Continui montes nisi dissocientur opaca
Valle ; sed ut veniens dextrum latus aspiciet sol,
Lævum decedens curru fugiente vaporet.

Quand on est à Rome et qu’on aime Horace, on le suit encore plus loin. On se met en route avec lui, lorsqu’il part pour Brindes, et on l’accompagne au moins jusqu’à Terracine, à la frontière de l’état romain.

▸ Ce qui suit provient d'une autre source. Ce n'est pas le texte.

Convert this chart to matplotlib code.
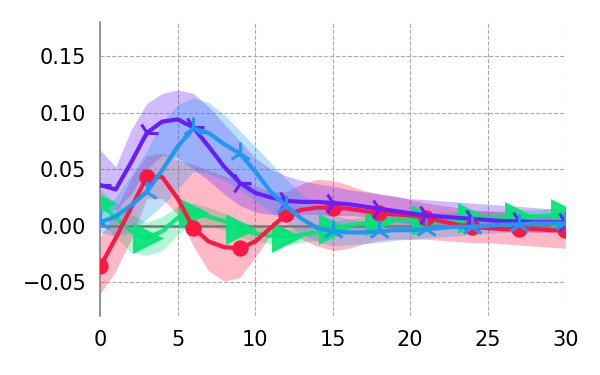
import numpy as np
import matplotlib
matplotlib.use("Agg")
import matplotlib.pyplot as plt

x = list(range(31))

red_mean = [-0.036, -0.011, 0.016, 0.043, 0.043, 0.024, -0.002, -0.014, -0.019, -0.020, -0.014,
            -0.002, 0.010, 0.014, 0.016, 0.016, 0.015, 0.013, 0.011, 0.010, 0.009, 0.007, 0.004,
            0.001, -0.001, -0.002, -0.003, -0.003, -0.003, -0.004, -0.004]
red_low = [-0.060, -0.040, -0.012, 0.024, 0.024, 0.010, -0.018, -0.040, -0.049, -0.046, -0.028,
           -0.008, -0.006, -0.012, -0.018, -0.022, -0.020, -0.016, -0.013, -0.012, -0.012, -0.012,
           -0.013, -0.014, -0.015, -0.015, -0.016, -0.017, -0.018, -0.019, -0.020]
red_high = [-0.010, 0.014, 0.042, 0.062, 0.064, 0.058, 0.054, 0.049, 0.044, 0.040, 0.035, 0.030,
            0.030, 0.037, 0.041, 0.040, 0.036, 0.031, 0.028, 0.026, 0.023, 0.020, 0.018, 0.016,
            0.014, 0.013, 0.012, 0.011, 0.010, 0.010, 0.010]

purple_mean = [0.036, 0.032, 0.056, 0.082, 0.092, 0.094, 0.087, 0.070, 0.052, 0.038, 0.029, 0.025,
               0.022, 0.021, 0.021, 0.020, 0.019, 0.017, 0.015, 0.013, 0.011, 0.009, 0.008, 0.007,
               0.006, 0.005, 0.004, 0.004, 0.003, 0.003, 0.003]
purple_low = [0.012, 0.014, 0.028, 0.050, 0.062, 0.060, 0.050, 0.040, 0.028, 0.018, 0.012, 0.010,
              0.010, 0.010, 0.010, 0.009, 0.009, 0.008, 0.006, 0.004, 0.002, 0.000, -0.001, -0.002,
              -0.003, -0.004, -0.005, -0.005, -0.006, -0.006, -0.006]
purple_high = [0.067, 0.052, 0.085, 0.108, 0.117, 0.120, 0.117, 0.105, 0.090, 0.075, 0.060, 0.050,
               0.044, 0.040, 0.037, 0.035, 0.032, 0.030, 0.028, 0.026, 0.024, 0.023, 0.022, 0.021,
               0.020, 0.019, 0.018, 0.017, 0.016, 0.015, 0.014]

blue_mean = [0.003, 0.008, 0.018, 0.030, 0.049, 0.070, 0.086, 0.082, 0.072, 0.064, 0.048, 0.030,
             0.017, 0.006, -0.002, -0.005, -0.006, -0.006, -0.005, -0.004, -0.004, -0.003, -0.002,
             -0.001, -0.001, 0.000, 0.001, 0.001, 0.002, 0.002, 0.002]
blue_low = [-0.006, -0.010, -0.006, 0.006, 0.018, 0.032, 0.048, 0.046, 0.040, 0.032, 0.022, 0.012,
            0.002, -0.008, -0.014, -0.018, -0.017, -0.016, -0.015, -0.013, -0.012, -0.011, -0.010,
            -0.009, -0.008, -0.007, -0.006, -0.005, -0.004, -0.004, -0.004]
blue_high = [0.012, 0.025, 0.045, 0.066, 0.092, 0.107, 0.113, 0.109, 0.098, 0.084, 0.070, 0.056,
             0.041, 0.028, 0.018, 0.010, 0.006, 0.004, 0.004, 0.004, 0.004, 0.004, 0.005, 0.005,
             0.005, 0.006, 0.006, 0.007, 0.007, 0.008, 0.008]

green_mean = [0.020, 0.007, -0.005, -0.011, -0.005, 0.007, 0.011, 0.008, 0.004, -0.003, -0.007,
              -0.009, -0.010, -0.008, -0.006, -0.003, 0.000, 0.002, 0.004, 0.005, 0.005, 0.005,
              0.006, 0.006, 0.007, 0.007, 0.007, 0.008, 0.008, 0.009, 0.010]
green_low = [0.004, -0.010, -0.024, -0.026, -0.022, -0.008, 0.002, -0.001, -0.004, -0.010, -0.014,
             -0.016, -0.017, -0.015, -0.013, -0.010, -0.006, -0.004, -0.002, -0.001, -0.001,
             -0.001, 0.000, 0.000, 0.001, 0.001, 0.001, 0.002, 0.002, 0.003, 0.004]
green_high = [0.032, 0.020, 0.010, 0.003, 0.008, 0.017, 0.020, 0.016, 0.011, 0.004, 0.000, -0.002,
              -0.003, -0.001, 0.001, 0.003, 0.006, 0.008, 0.010, 0.011, 0.011, 0.011, 0.012,
              0.012, 0.013, 0.013, 0.013, 0.014, 0.014, 0.015, 0.016]

x_ticks = [0, 5, 10, 15, 20, 25, 30]
y_ticks = [-0.05, 0.00, 0.05, 0.10, 0.15]

RED = "#ff1744"
PURPLE = "#651fff"
BLUE = "#2196f3"
GREEN = "#00e676"

fig = plt.figure(figsize=(6, 3.75), dpi=100)
ax = fig.add_axes([0.167, 0.157, 0.775, 0.784])

series = [
    (green_mean, green_low, green_high, GREEN, ">", 19, 2),
    (red_mean, red_low, red_high, RED, "o", 9.5, 3),
    (purple_mean, purple_low, purple_high, PURPLE, "4", 16, 4),
    (blue_mean, blue_low, blue_high, BLUE, "2", 16, 5),
]

for m, lo, hi, c, mk, ms, z in series:
    ax.fill_between(x, lo, hi, color=c, alpha=0.3, lw=0, zorder=1)

ax.axhline(0, color="#777777", lw=1.8, zorder=1.5)

for m, lo, hi, c, mk, ms, z in series:
    ax.plot(x, m, color=c, lw=3, marker=mk, markevery=3, markersize=ms,
            markeredgewidth=2.2, zorder=z, alpha=0.9 if mk == ">" else 1.0)

ax.set_xlim(0, 30)
ax.set_ylim(-0.08, 0.18)
ax.set_xticks(x_ticks)
ax.set_yticks(y_ticks)
ax.set_yticklabels(["\u22120.05", "0.00", "0.05", "0.10", "0.15"])
ax.tick_params(axis="both", length=0, labelsize=15, pad=10)
ax.grid(True, color="#aaaaaa", linestyle="--", lw=0.8)
ax.set_axisbelow(True)
for s in ["top", "right", "bottom"]:
    ax.spines[s].set_visible(False)
ax.spines["left"].set_color("#888888")
ax.spines["left"].set_linewidth(1.2)

fig.savefig("out.png", dpi=100)
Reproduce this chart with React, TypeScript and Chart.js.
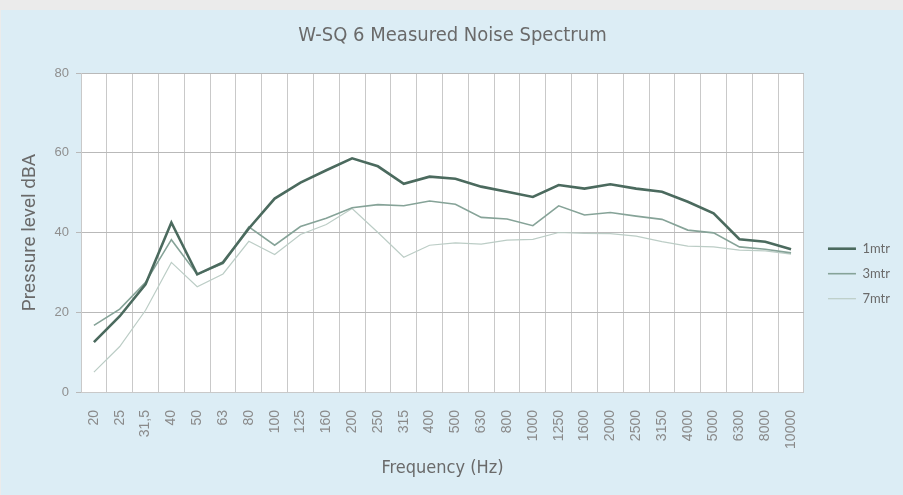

En mettant le pied sur la voie Appienne, Horace la salue comme la reine des grandes routes, et encore aujourd’hui nous comprenons son admiration, quand nous la parcourons après lui, marchant entre deux rangées de tombeaux de toutes les formes, de tous les âges, dont les débris attestent la magnificence infiniment variée, et dont quelques-uns sont encore presque intacts, foulant les dalles de lave sur lesquelles sa litière a passé, montant sur les trottoirs qui subsistent, nous retournant sans cesse pour contempler cette double file de ruines qui se prolongent en avant et en arrière, à perte de vue, à travers la campagne immense, inhabitée, silencieuse, traversée par d’autres ruines et terminée par ce mur bleuâtre de montagnes, l’horizon le plus suave et le plus fier qu’il puisse être donné à des yeux humains de contempler.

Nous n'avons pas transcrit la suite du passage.